On est très heureux de publier des textes et commentaires anti-racistes, qu’ils viennent de gens qui se définissent comme personnes racisées où qu’ils viennent de gens qui pensent qu’il y a d’autres manières d’aborder le problème.
Nous ne trouvons pas acceptable de désigner les personnes racisées en lutte contre le racisme comme étant responsable de celui-ci.
Nous n’accepterions pas non plus qu’un texte anti-raciste parle des feministes comme étant des « obsedées du patriarcat ». Ce serait insultant.
Est ce que lea modo a une solidarité avec « les groupes » qui luttent contre le racisme en excluant, en insultant les métis-ses ?
avec les personnes qui utilisent le mot « racialiste » pour insulter les racisé-e-s
Modération
Publié: le vendredi 25 novembre 2016 à 22:50 par modo
« Les articles qui accusent de « racialistes » les personnes qui s’organisent en non-mixité/construisent collectivement des luttes autour de l’analyse de la société hiérarchisée en terme de race n’ont rien à faire sur indymedia nantes. Le site permet la publication d’articles venant de personnes et de groupes qui choisissent la non-mixité comme moyen d’auto-organisation, et c’est certainement pas aux personnes non concernées de venir publier des articles pour dire a quel point c’est contre-révolutionnaire. Une identité de lutte n’a rien a voir avec un mouvement identitaire.
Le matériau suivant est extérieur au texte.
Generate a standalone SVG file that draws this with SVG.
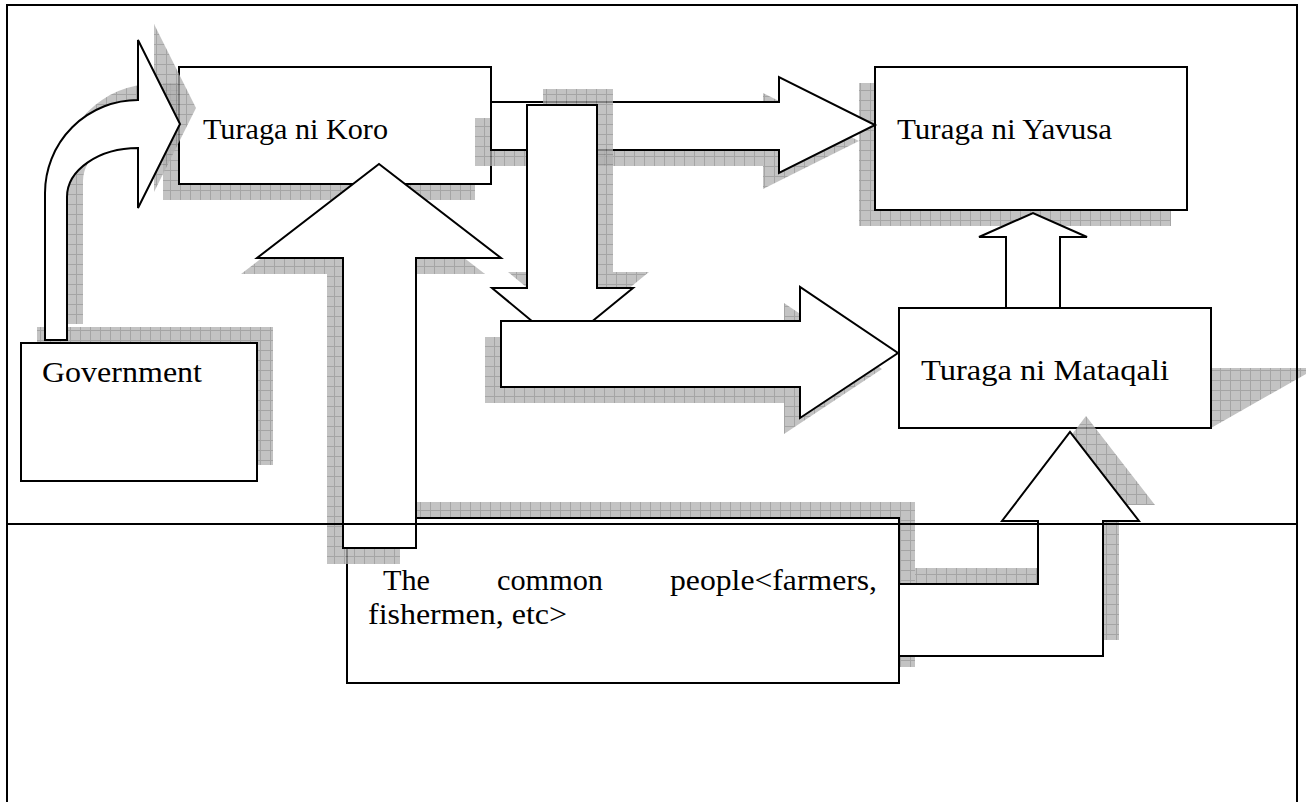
<svg xmlns="http://www.w3.org/2000/svg" width="1306" height="802" viewBox="0 0 1306 802">
  <style>
    .shape { fill: #ffffff; stroke: #000000; stroke-width: 2; stroke-linejoin: miter; }
    .shadow { fill: url(#grid); opacity: 0.75; }
    .label { font-family: "Liberation Serif", "DejaVu Serif", serif; font-size: 30px; fill: #000000; }
    .rule { fill: none; stroke: #000000; stroke-width: 2; }
  </style>
  <defs>
    <!-- hatched grey fill used for all drop shadows -->
    <pattern id="grid" x="0" y="0" width="10" height="10" patternUnits="userSpaceOnUse">
      <rect width="10" height="10" fill="#afafaf"/>
      <path d="M0 0.5H10M0.5 0V10" stroke="#878787" stroke-width="1"/>
    </pattern>
  </defs>

  <rect width="1306" height="802" fill="#ffffff"/>

  <!-- Turaga ni Yavusa -->
  <g id="node-yavusa">
    <rect class="shadow" x="859" y="83" width="312" height="143"/>
    <rect class="shape" x="875" y="67" width="312" height="143"/>
    <text class="label" x="897" y="139" textLength="215" lengthAdjust="spacingAndGlyphs">Turaga ni Yavusa</text>
  </g>

  <!-- Turaga ni Koro -->
  <g id="node-koro">
    <rect class="shadow" x="163" y="83" width="312" height="117"/>
    <rect class="shape" x="179" y="67" width="312" height="117"/>
    <text class="label" x="203" y="139" textLength="185" lengthAdjust="spacingAndGlyphs">Turaga ni Koro</text>
  </g>

  <!-- Government -->
  <g id="node-government">
    <rect class="shadow" x="37" y="327" width="236" height="138"/>
    <rect class="shape" x="21" y="343" width="236" height="138"/>
    <text class="label" x="42" y="382" textLength="160" lengthAdjust="spacingAndGlyphs">Government</text>
  </g>

  <g id="connectors">
    <!-- Government curving up into Turaga ni Koro -->
    <g id="arrow-gov-koro">
      <path class="shadow" transform="translate(16,-16)" d="M45,340 L45,193 A93,93 0 0 1 138,100 L138,40 L180,124 L138,208 L138,148 A71,49 0 0 0 67,197 L67,340 Z"/>
      <path class="shape" d="M45,340 L45,193 A93,93 0 0 1 138,100 L138,40 L180,124 L138,208 L138,148 A71,49 0 0 0 67,197 L67,340 Z"/>
    </g>

    <!-- Turaga ni Koro to Turaga ni Yavusa -->
    <g id="arrow-koro-yavusa">
      <polygon class="shadow" transform="translate(-16,16)" points="491,102 779,102 779,77 875,125 779,173 779,150 491,150"/>
      <polygon class="shape" points="491,102 779,102 779,77 875,125 779,173 779,150 491,150"/>
    </g>

    <!-- Turaga ni Koro down to the middle arrow -->
    <g id="arrow-koro-down">
      <polygon class="shadow" transform="translate(16,-16)" points="527,105 597,105 597,288 633,288 562,346 492,288 527,288"/>
      <polygon class="shape" points="527,105 597,105 597,288 633,288 562,346 492,288 527,288"/>
    </g>

    <!-- middle arrow into Turaga ni Mataqali -->
    <g id="arrow-mid-mataqali">
      <polygon class="shadow" transform="translate(-16,16)" points="501,321 800,321 800,287 898,353 800,418 800,387 501,387"/>
      <polygon class="shape" points="501,321 800,321 800,287 898,353 800,418 800,387 501,387"/>
    </g>
  </g>

  <!-- The common people -->
  <g id="node-common">
    <rect class="shadow" x="363" y="502" width="552" height="165"/>
    <rect class="shape" x="347" y="518" width="552" height="165"/>
    <text class="label" x="383" y="590" textLength="47" lengthAdjust="spacingAndGlyphs">The</text>
    <text class="label" x="497" y="590" textLength="106" lengthAdjust="spacingAndGlyphs">common</text>
    <text class="label" x="670" y="590" textLength="207" lengthAdjust="spacingAndGlyphs">people&lt;farmers,</text>
    <text class="label" x="368" y="624" textLength="199" lengthAdjust="spacingAndGlyphs">fishermen, etc&gt;</text>
  </g>

  <g id="connectors-upper">
    <!-- common people up to Turaga ni Koro -->
    <g id="arrow-common-koro">
      <polygon class="shadow" transform="translate(-16,16)" points="343,548 343,258 257,258 379,164 501,258 416,258 416,548"/>
      <polygon class="shape" points="343,548 343,258 257,258 379,164 501,258 416,258 416,548"/>
    </g>
  </g>

  <!-- Turaga ni Mataqali -->
  <g id="node-mataqali">
    <polygon class="shadow" points="1211,368 1306,368 1306,374 1211,428"/>
    <rect class="shape" x="899" y="308" width="312" height="120"/>
    <text class="label" x="921" y="380" textLength="248" lengthAdjust="spacingAndGlyphs">Turaga ni Mataqali</text>
  </g>

  <g id="connectors-right">
    <!-- common people bending up to Turaga ni Mataqali -->
    <g id="arrow-common-mataqali">
      <polygon class="shadow" transform="translate(16,-16)" points="899,584 1038,584 1038,521 1002,521 1070,432 1139,521 1103,521 1103,656 899,656"/>
      <polygon class="shape" points="899,584 1038,584 1038,521 1002,521 1070,432 1139,521 1103,521 1103,656 899,656"/>
    </g>
    <!-- Turaga ni Mataqali up to Turaga ni Yavusa -->
    <g id="arrow-mataqali-yavusa">
      <polygon class="shape" points="1006,308 1006,237 979,237 1033,213 1087,237 1060,237 1060,308"/>
    </g>
  </g>

  <!-- page frame and divider -->
  <g id="frame">
    <path class="rule" d="M7,802 V5 H1297 V802"/>
    <line class="rule" x1="7" y1="524" x2="1297" y2="524"/>
  </g>
</svg>
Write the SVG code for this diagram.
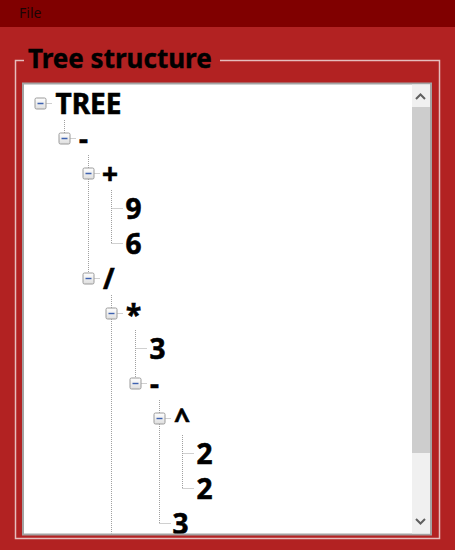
<svg xmlns="http://www.w3.org/2000/svg" width="455" height="550" viewBox="0 0 455 550">
<style>
.t{font-family:"Noto Sans","Open Sans",sans-serif;font-weight:bold;font-size:28px;fill:#000;stroke:#000;stroke-width:0.6}
.dot{stroke:#a0a0a0;stroke-width:1;stroke-dasharray:1 1;fill:none}
.box{fill:url(#bg);stroke:#9a9a9a;stroke-width:1}
.minus{stroke:#3e62b0;stroke-width:1.4}
</style>
<defs>
<linearGradient id="bg" x1="0" y1="0" x2="0" y2="1">
<stop offset="0" stop-color="#ffffff"/>
<stop offset="1" stop-color="#dedede"/>
</linearGradient>
<clipPath id="lc"><rect x="24" y="84.5" width="388" height="449"/></clipPath>
</defs>
<rect x="0" y="0" width="455" height="550" fill="#b22222"/>
<rect x="0" y="0" width="455" height="27" fill="#800000"/>
<text x="19" y="18" font-family="Noto Sans,sans-serif" font-size="14" fill="#1a0505">File</text>
<g id="groupbox">
<path d="M24 60.5 H15.5 V538.5 H439.5 V60.5 H220" fill="none" stroke="#e6bcbc" stroke-width="1.5"/>
<text x="28" y="68" font-family="Noto Sans,Open Sans,sans-serif" font-weight="bold" font-size="26" fill="#000" stroke="#000" stroke-width="0.4">Tree structure</text>
</g>
<g id="listbox">
<rect x="23" y="83.5" width="408" height="451" fill="#ffffff" stroke="#a3a3a3" stroke-width="2"/>
</g>
<g id="scrollbar">
<rect x="412" y="84.5" width="18" height="449" fill="#f0f0f0"/>
<rect x="412" y="107" width="18" height="346" fill="#cdcdcd"/>
<path d="M416 99 L420.5 94.5 L425 99" fill="none" stroke="#606060" stroke-width="2"/>
<path d="M416 519 L420.5 523.5 L425 519" fill="none" stroke="#606060" stroke-width="2"/>
</g>
<g clip-path="url(#lc)">
<g id="connectors">
<path class="dot" d="M64.5 120 V133 M88.5 155 V273 M111.5 190 V243.5 M111.5 295 V540 M135.5 330 V383.5 M159.5 400 V523.5 M182.5 435 V488.5"/>
<path class="dot" d="M46.5 103.5 H52 M70.5 138.5 H76 M94.5 173.5 H100 M94.5 278.5 H100 M117.5 313.5 H123 M141.5 383.5 H147 M165.5 418.5 H171"/>
<path class="dot" d="M111.5 208.5 H123 M111.5 243.5 H123 M135.5 348.5 H147 M182.5 453.5 H194 M182.5 488.5 H194 M159.5 523.5 H171"/>
</g>
<g id="n-tree"><rect class="box" x="35" y="98" width="11" height="11" rx="1.5"/><path class="minus" d="M37.5 103.5 H43.5"/><text class="t" x="55.5" y="113.5">TREE</text></g>
<g id="n-minus1"><rect class="box" x="59" y="133" width="11" height="11" rx="1.5"/><path class="minus" d="M61.5 138.5 H67.5"/><text class="t" x="79" y="148.5">-</text></g>
<g id="n-plus"><rect class="box" x="83" y="168" width="11" height="11" rx="1.5"/><path class="minus" d="M85.5 173.5 H91.5"/><text class="t" x="102" y="183.5">+</text></g>
<g id="n-9"><text class="t" x="125.5" y="218.5">9</text></g>
<g id="n-6"><text class="t" x="125.5" y="253.5">6</text></g>
<g id="n-div"><rect class="box" x="83" y="273" width="11" height="11" rx="1.5"/><path class="minus" d="M85.5 278.5 H91.5"/><text class="t" x="103" y="288.5">/</text></g>
<g id="n-mul"><rect class="box" x="106" y="308" width="11" height="11" rx="1.5"/><path class="minus" d="M108.5 313.5 H114.5"/><text class="t" x="126" y="324.5">*</text></g>
<g id="n-3a"><text class="t" x="149.5" y="358.5">3</text></g>
<g id="n-minus2"><rect class="box" x="130" y="378" width="11" height="11" rx="1.5"/><path class="minus" d="M132.5 383.5 H138.5"/><text class="t" x="150" y="393.5">-</text></g>
<g id="n-pow"><rect class="box" x="154" y="413" width="11" height="11" rx="1.5"/><path class="minus" d="M156.5 418.5 H162.5"/><text class="t" x="174" y="428.5">^</text></g>
<g id="n-2a"><text class="t" x="196.5" y="463.5">2</text></g>
<g id="n-2b"><text class="t" x="196.5" y="498.5">2</text></g>
<g id="n-3b"><text class="t" x="172.5" y="533.5">3</text></g>
</g>
</svg>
Pour rappel le racialisme c’est un mouvement scientifique du 19ème et qui a créé des catégories sociales, raciales, de genre… et qui justifiait les systèmes d’oppression, la colonisation, l’exploitation de races, de classes, des femmes,… On notera aussi que ces racialistes – en plus de n »être que des blancs –, disposaient de canaux de communications larges et de positions de pouvoir comme par exemple être au gouvernement, dans les médias et facs réputées etc.